Dans la foulée, le public a pu voir le documentaire d’Arnaud Khayadjanian, Les chemins arides, un documentaire en forme de road-movie où l’auteur arpente les villages turcs dans les pas de son arrière grand-père arménien, sauvé du massacre par des paysan d’Anatolie. Dans un pays où il est toujours interdit de prononcer le mot génocide, les témoignages des villageois et de jeunes intellectuels engagés n’en prennent que plus de valeur. « Ce qui m’a touché, raconte Arnaud, c’est la possibilité d’une réconciliation. Il y a des progrès, 25 ans plus tôt ce film n’aurait pas été possible. »

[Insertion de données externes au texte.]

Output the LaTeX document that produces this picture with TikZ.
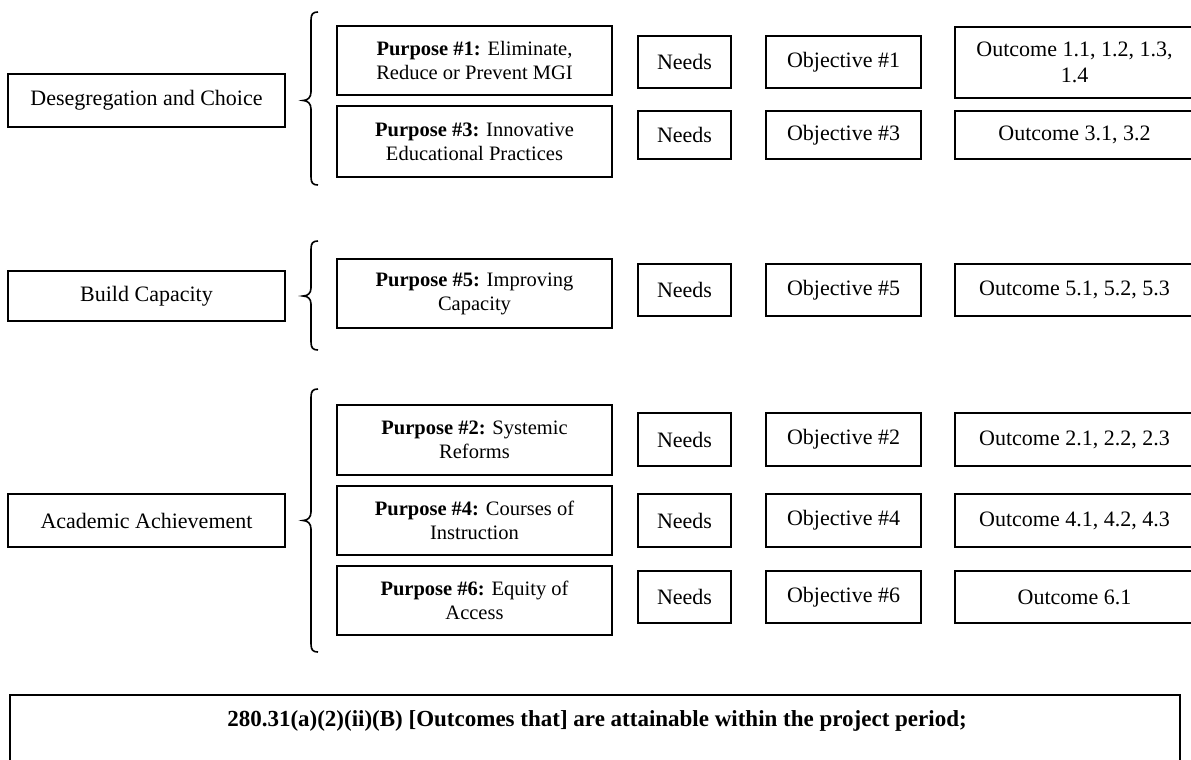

Avec la bénédiction de Paco de Lucia

L’autre grand moment de ces douze jours aura été musical. Prenez deux surdoués de la guitare flamenco, demandez-leur de former vite fait huit élèves de l’école de musique, asseyez les devant l’écran de la salle 2 et ouvrez grand vos oreilles. Serge Lopez, Jérémy Campagne et leurs émules ont fait le spectacle en une heure avant la projection du film Paco de Lucia, légende du flamenco. Maryline Montalbano, professeure de guitare à l’école de musique, était ravie de l’initiative : « On s’est préparé depuis septembre pour leur faire découvrir le flamenco. On a retenu huit élèves qui avaient déjà quatre ou cinq années de pratique, on est allé à la médiathèque pour visionner des vidéos. Et maintenant, ils veulent tous recommencer ! »

Jérémy Campagne ne demande pas mieux, puisqu’il le fait régulièrement dans la région toulousaine. « C’était une masterclass avec une journée de cours, une demi-journée de répétition et le concert à la fin. Il fallait aller vite. Le flamenco, c’est une transmission orale, on sort complètement de la lecture d’une partition. » Le documentaire sur Paco de Lucia, réalisé par son fils Curro Sanchez, a d’autant plus de valeur que l’icône du flamenco est mort à la fin du tournage, en février 2014. « Quand on aime ce qu’on fait, ça se transmet d’une manière ou d’une autre, » confie-t-il dans le film. C’est dans cet esprit que Serge Lopez et Jérémy Campagne ont essaimé quelques graines flamenca dans le terreau culturel gardannais.

Élisa et sa mamie navigatrice
Les enfants n’auront pas été oubliés cette année, avec une programmation sur mesure pour eux (neuf films) et trois séances spéciales avec un “ciné p’tit déj.” pour les films projetés en séance du matin et un “ciné goûter” à la suite de la projection en avant-première de Tout en haut du monde, un superbe dessin animé qui sortira le 27 janvier prochain. L’histoire d’une jeune fille russe de la fin du 19e siècle, qui part à la recherche du brise-glace de son grand-père, porté disparu dans sa quête du pôle Nord... À la sortie, un verre de jus de pomme bio de Valabre dans la main gauche et un pain au chocolat (sorti du four des Délices de Brice) dans la main droite, Élisa 6 ans nous livre ses impressions à chaud : « C’était beau, mais j’étais triste quand la petite fille est partie et que ses parents la cherchaient partout. »

Quant aux scènes de tempête sur le bateau, il en faut plus que ça pour l’impressionner : « Du bateau, j’en ai déjà fait quand j’étais petite ! » Petite ? « Ben oui, quand j’avais 4 ans... » Sa grand-mère Christiane confirme en souriant. « Je suis bourguignonne et de passage à Gardanne, c’est une belle initiative. Le film est très bien fait, les scènes de navigation sont très réalistes. J’ai fait moi-même sept traversées de l’Atlantique en voilier, vous savez ! »

Le public du festival, c’est quand même quelque chose. Cette année, il aura d’ailleurs désigné le film de Naomi Kawase, An, qui sortira en salle le 27 janvier 2016. Le festival a accueilli pendant douze jours 5500 spectateurs.